Tell students they will be opening a restaurant. Explain that their menu and food must be appealing to customers and price-competitive with other restaurants in their area, then ask them to create their own restaurant menu, complete with pricing -- decimals -- and a promotional discount -- percents. Through guided inquiry, encourage them to find their own solutions to accomplishing this objective by benchmarking other menus on the Internet, or calling restaurant owners.
Your project should explicitly focus on what students are to know and be able to do at each grade level. In sixth grade, students typically learn to divide fractions by fractions, connect the ideas of ratios and fractions, multiply and divide multiple-digit decimals, and find percents and wholes, given percents and parts.

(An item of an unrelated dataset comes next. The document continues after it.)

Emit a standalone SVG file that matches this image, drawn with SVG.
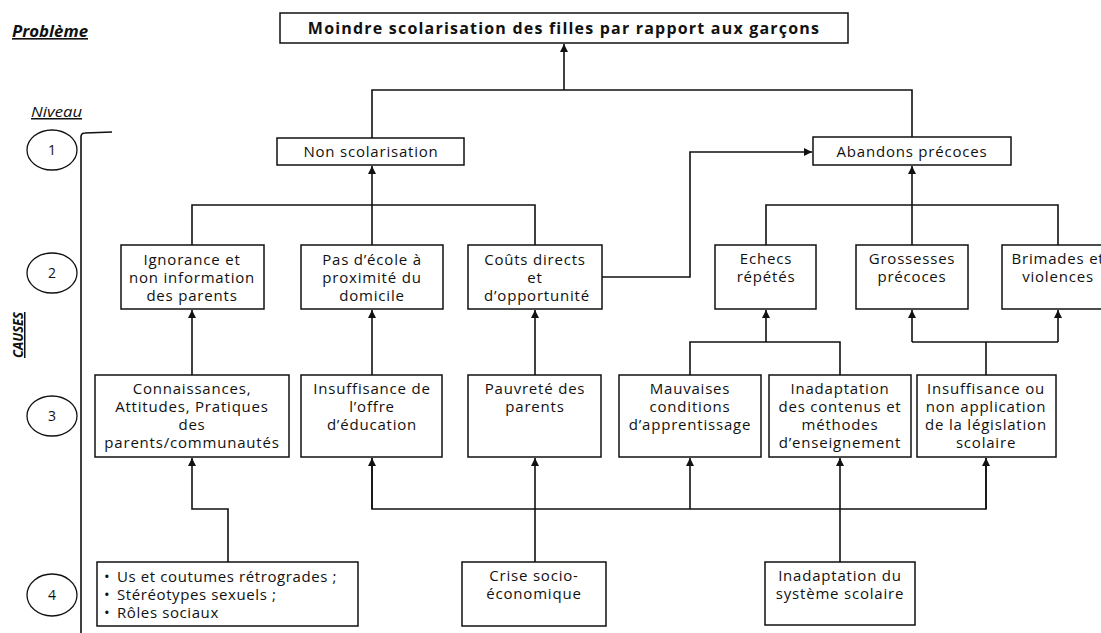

In seventh grade, they start to recognize decimals, fractions and percents as different representations of rational numbers, build on what they have learned about fractions to perform basic operations with rational numbers, and use their understanding of ratios and proportions to solve percent problems.
Use activities for your project that further students' progress toward the class' learning goals. Be creative, but keep your activities grounded in the true-to-life restaurant theme you have created. For example, have students pretend to be customers, order food from other students' menus, and calculate how much they owe after the discount and a tip. Alternatively, have students create a recipe as a class and divide ingredients to make a batch of something, and then divide the batch into individual portions. Whatever you do, remember the activity is not the goal. The goal is learning about fractions, decimals and percents.
To evaluate students' progress toward their learning goals, consider how the knowledge and skills they are learning might be demonstrated in an actual restaurant and try to simulate these authentic assessment points. For example, have students use fake money to pay a bill with a 15 percent discount and then add an 18 percent tip on the original bill amount. How would a waiter respond to an underpayment? Guide students in assessing each other's progress when appropriate.